Speaker
Description
Stable, accurate, and precise temperature measurements are critical for efficient reactor operation, reactor lifetime extensions, and for the advancement or reliable modeling and simulation routines. In addition, traditionally implemented thermocouples experience decalibration and drift when they are exposed to the high temperatures and neutron fluence, common to the next generation nuclear reactor designs. Accordingly, the INL has recently developed high temperature irradiation resistant thermocouples (HTIR-TCs) composed of phosphorus doped niobium and lanthana doped molybdenum thermoelements, an alumina insulation, and a niobium sheath.

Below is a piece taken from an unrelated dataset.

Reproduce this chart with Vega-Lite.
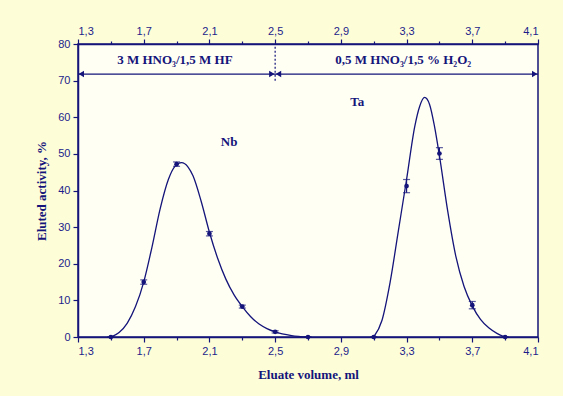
{
  "$schema": "https://vega.github.io/schema/vega-lite/v6.json",
  "width": 460,
  "height": 293,
  "autosize": "none",
  "padding": {"left": 78, "top": 44, "right": 25, "bottom": 59},
  "background": "#FDFDD8",
  "config": {
    "view": {"stroke": "#14147a", "strokeWidth": 1.5, "fill": "#FFFFF4"},
    "axis": {
      "domainColor": "#14147a", "domainWidth": 1.5, "tickColor": "#14147a", "tickWidth": 1.2,
      "labelColor": "#1c1c8a", "labelFont": "Liberation Sans", "labelFontSize": 11,
      "titleColor": "#14147a", "titleFont": "Liberation Serif", "titleFontSize": 13, "titleFontWeight": "bold",
      "grid": false, "labelOverlap": false
    },
    "axisY": {
      "orient": "left", "title": "Eluted activity, %", "titlePadding": 9,
      "values": [0, 5, 10, 15, 20, 25, 30, 35, 40, 45, 50, 55, 60, 65, 70, 75, 80],
      "labelExpr": "datum.value % 10 == 0 ? datum.label : ''",
      "tickSize": {"condition": {"test": "datum.value % 10 == 0", "value": 5}, "value": 3},
      "labelPadding": 3
    }
  },
  "datasets": {
    "points": [
      {"x": 1.5, "y": 0, "lo": 0, "hi": 0, "s": "Nb"},
      {"x": 1.7, "y": 15.0, "lo": 14.4, "hi": 15.6, "s": "Nb"},
      {"x": 1.9, "y": 47.2, "lo": 46.6, "hi": 47.8, "s": "Nb"},
      {"x": 2.1, "y": 28.2, "lo": 27.6, "hi": 28.8, "s": "Nb"},
      {"x": 2.3, "y": 8.3, "lo": 7.9, "hi": 8.7, "s": "Nb"},
      {"x": 2.5, "y": 1.4, "lo": 1.1, "hi": 1.7, "s": "Nb"},
      {"x": 2.7, "y": 0, "lo": 0, "hi": 0, "s": "Nb"},
      {"x": 3.1, "y": 0, "lo": 0, "hi": 0, "s": "Ta"},
      {"x": 3.3, "y": 41.2, "lo": 39.4, "hi": 43.0, "s": "Ta"},
      {"x": 3.5, "y": 50.1, "lo": 48.5, "hi": 51.7, "s": "Ta"},
      {"x": 3.7, "y": 8.7, "lo": 7.7, "hi": 9.7, "s": "Ta"},
      {"x": 3.9, "y": 0, "lo": 0, "hi": 0, "s": "Ta"}
    ],
    "curves": [
      {"x": 1.5, "y": 0, "s": "Nb"},
      {"x": 1.55, "y": 1.2, "s": "Nb"},
      {"x": 1.6, "y": 3.8, "s": "Nb"},
      {"x": 1.65, "y": 8.3, "s": "Nb"},
      {"x": 1.7, "y": 15.0, "s": "Nb"},
      {"x": 1.75, "y": 24.5, "s": "Nb"},
      {"x": 1.8, "y": 35.0, "s": "Nb"},
      {"x": 1.85, "y": 43.0, "s": "Nb"},
      {"x": 1.89, "y": 46.6, "s": "Nb"},
      {"x": 1.93, "y": 47.6, "s": "Nb"},
      {"x": 1.97, "y": 46.4, "s": "Nb"},
      {"x": 2.0, "y": 44.0, "s": "Nb"},
      {"x": 2.05, "y": 37.0, "s": "Nb"},
      {"x": 2.1, "y": 28.6, "s": "Nb"},
      {"x": 2.15, "y": 21.5, "s": "Nb"},
      {"x": 2.2, "y": 15.8, "s": "Nb"},
      {"x": 2.25, "y": 11.5, "s": "Nb"},
      {"x": 2.3, "y": 8.3, "s": "Nb"},
      {"x": 2.35, "y": 5.6, "s": "Nb"},
      {"x": 2.4, "y": 3.6, "s": "Nb"},
      {"x": 2.45, "y": 2.3, "s": "Nb"},
      {"x": 2.5, "y": 1.4, "s": "Nb"},
      {"x": 2.6, "y": 0.4, "s": "Nb"},
      {"x": 2.7, "y": 0, "s": "Nb"},
      {"x": 3.1, "y": 0, "s": "Ta"},
      {"x": 3.15, "y": 4.5, "s": "Ta"},
      {"x": 3.2, "y": 15.0, "s": "Ta"},
      {"x": 3.25, "y": 29.0, "s": "Ta"},
      {"x": 3.3, "y": 43.0, "s": "Ta"},
      {"x": 3.35, "y": 57.5, "s": "Ta"},
      {"x": 3.38, "y": 63.0, "s": "Ta"},
      {"x": 3.41, "y": 65.4, "s": "Ta"},
      {"x": 3.44, "y": 63.5, "s": "Ta"},
      {"x": 3.47, "y": 57.5, "s": "Ta"},
      {"x": 3.5, "y": 49.5, "s": "Ta"},
      {"x": 3.55, "y": 34.5, "s": "Ta"},
      {"x": 3.6, "y": 22.0, "s": "Ta"},
      {"x": 3.65, "y": 13.8, "s": "Ta"},
      {"x": 3.7, "y": 8.5, "s": "Ta"},
      {"x": 3.75, "y": 4.8, "s": "Ta"},
      {"x": 3.8, "y": 2.5, "s": "Ta"},
      {"x": 3.85, "y": 1.0, "s": "Ta"},
      {"x": 3.9, "y": 0, "s": "Ta"}
    ],
    "arrows": [
      {"x": 1.3, "x2": 4.1, "y": 71.8}
    ],
    "heads": [
      {"x": 1.32, "y": 71.8, "dir": "L"},
      {"x": 2.48, "y": 71.8, "dir": "R"},
      {"x": 2.52, "y": 71.8, "dir": "L"},
      {"x": 4.08, "y": 71.8, "dir": "R"}
    ],
    "divider": [
      {"x": 2.5, "y": 70, "y2": 80}
    ],
    "labels": [
      {"x": 1.89, "y": 75.6, "t": "3 M HNO₃/1,5 M HF"},
      {"x": 3.28, "y": 75.6, "t": "0,5 M HNO₃/1,5 % H₂O₂"},
      {"x": 2.22, "y": 53.2, "t": "Nb"},
      {"x": 3.0, "y": 64.2, "t": "Ta"}
    ]
  },
  "layer": [
    {
      "data": {"name": "curves"},
      "mark": {"type": "line", "interpolate": "monotone", "color": "#14147a", "strokeWidth": 1.3, "clip": true},
      "encoding": {
        "x": {
          "field": "x", "type": "quantitative",
          "scale": {"domain": [1.3, 4.1], "nice": false, "zero": false},
          "axis": {
            "orient": "bottom", "title": "Eluate volume, ml", "titlePadding": 12,
            "values": [1.3, 1.5, 1.7, 1.9, 2.1, 2.3, 2.5, 2.7, 2.9, 3.1, 3.3, 3.5, 3.7, 3.9, 4.1],
            "labelExpr": "round((datum.value-1.3)/0.2) % 2 == 0 ? replace(format(datum.value, '.1f'), '.', ',') : ''",
            "tickSize": {"condition": {"test": "round((datum.value-1.3)/0.2) % 2 == 0", "value": 5}, "value": 3},
            "labelPadding": 3
          }
        },
        "y": {
          "field": "y", "type": "quantitative",
          "scale": {"domain": [0, 80], "nice": false},
          "title": "Eluted activity, %"
        },
        "detail": {"field": "s"}
      }
    },
    {
      "data": {"name": "points"},
      "mark": {"type": "rule", "color": "#14147a", "strokeWidth": 1.2},
      "encoding": {
        "x": {
          "field": "x", "type": "quantitative",
          "axis": {
            "orient": "top", "title": null,
            "values": [1.3, 1.5, 1.7, 1.9, 2.1, 2.3, 2.5, 2.7, 2.9, 3.1, 3.3, 3.5, 3.7, 3.9, 4.1],
            "labelExpr": "round((datum.value-1.3)/0.2) % 2 == 0 ? replace(format(datum.value, '.1f'), '.', ',') : ''",
            "tickSize": {"condition": {"test": "round((datum.value-1.3)/0.2) % 2 == 0", "value": 5}, "value": 3},
            "labelPadding": 3
          }
        },
        "y": {"field": "lo", "type": "quantitative", "title": "Eluted activity, %"},
        "y2": {"field": "hi"}
      }
    },
    {
      "data": {"name": "points"},
      "mark": {"type": "tick", "orient": "horizontal", "color": "#14147a", "size": 7, "thickness": 1.2},
      "encoding": {
        "x": {"field": "x", "type": "quantitative", "axis": null},
        "y": {"field": "lo", "type": "quantitative", "title": "Eluted activity, %"}
      }
    },
    {
      "data": {"name": "points"},
      "mark": {"type": "tick", "orient": "horizontal", "color": "#14147a", "size": 7, "thickness": 1.2},
      "encoding": {
        "x": {"field": "x", "type": "quantitative", "axis": null},
        "y": {"field": "hi", "type": "quantitative", "title": "Eluted activity, %"}
      }
    },
    {
      "data": {"name": "points"},
      "mark": {"type": "point", "filled": true, "shape": "circle", "color": "#14147a", "size": 22, "opacity": 1},
      "encoding": {
        "x": {"field": "x", "type": "quantitative", "axis": null},
        "y": {"field": "y", "type": "quantitative", "title": "Eluted activity, %"}
      }
    },
    {
      "data": {"name": "arrows"},
      "mark": {"type": "rule", "color": "#14147a", "strokeWidth": 1.3},
      "encoding": {
        "x": {"field": "x", "type": "quantitative", "axis": null},
        "x2": {"field": "x2"},
        "y": {"field": "y", "type": "quantitative", "title": "Eluted activity, %"}
      }
    },
    {
      "data": {"name": "heads"},
      "mark": {"type": "point", "filled": true, "color": "#14147a", "size": 40, "opacity": 1},
      "encoding": {
        "x": {"field": "x", "type": "quantitative", "axis": null},
        "y": {"field": "y", "type": "quantitative", "title": "Eluted activity, %"},
        "shape": {
          "field": "dir", "type": "nominal",
          "scale": {"domain": ["L", "R"], "range": ["triangle-left", "triangle-right"]},
          "legend": null
        }
      }
    },
    {
      "data": {"name": "divider"},
      "mark": {"type": "rule", "color": "#14147a", "strokeWidth": 1.2, "strokeDash": [2, 2]},
      "encoding": {
        "x": {"field": "x", "type": "quantitative", "axis": null},
        "y": {"field": "y", "type": "quantitative", "title": "Eluted activity, %"},
        "y2": {"field": "y2"}
      }
    },
    {
      "data": {"name": "labels"},
      "mark": {"type": "text", "font": "Liberation Serif", "fontWeight": "bold", "fontSize": 13, "color": "#14147a", "align": "center", "baseline": "middle"},
      "encoding": {
        "x": {"field": "x", "type": "quantitative", "axis": null},
        "y": {"field": "y", "type": "quantitative", "title": "Eluted activity, %"},
        "text": {"field": "t"}
      }
    }
  ]
}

In order to stabilize the signal generated from the dissimilar metal junction during extended operation and use, the thermocouples must undergo a preliminary heat treatment above its maximum service temperature. In this presentation, we have used a materials science approach to understand drift mechanisms in HTIR-TCs as well as traditionally used thermocouples. Interaction regions of each component of the thermocouples are individually investigated at each stage of the fabrication process and after extreme environment exposures. Accordingly, prior to reactor deployment, the primary factors altering thermocouple performance are defects from cold working, as well as chemical diffusion and grain restructuring due to preliminary heat treatments. Post reactor deployment, thermocouple drift is primarily attributed to advanced chemical diffusion, secondary phase formation, and transmutation of thermoelement materials. In this study, we demonstrate an understanding of drift mechanisms and present an empirical model to predict drift due to transmutation and thermal phenomena.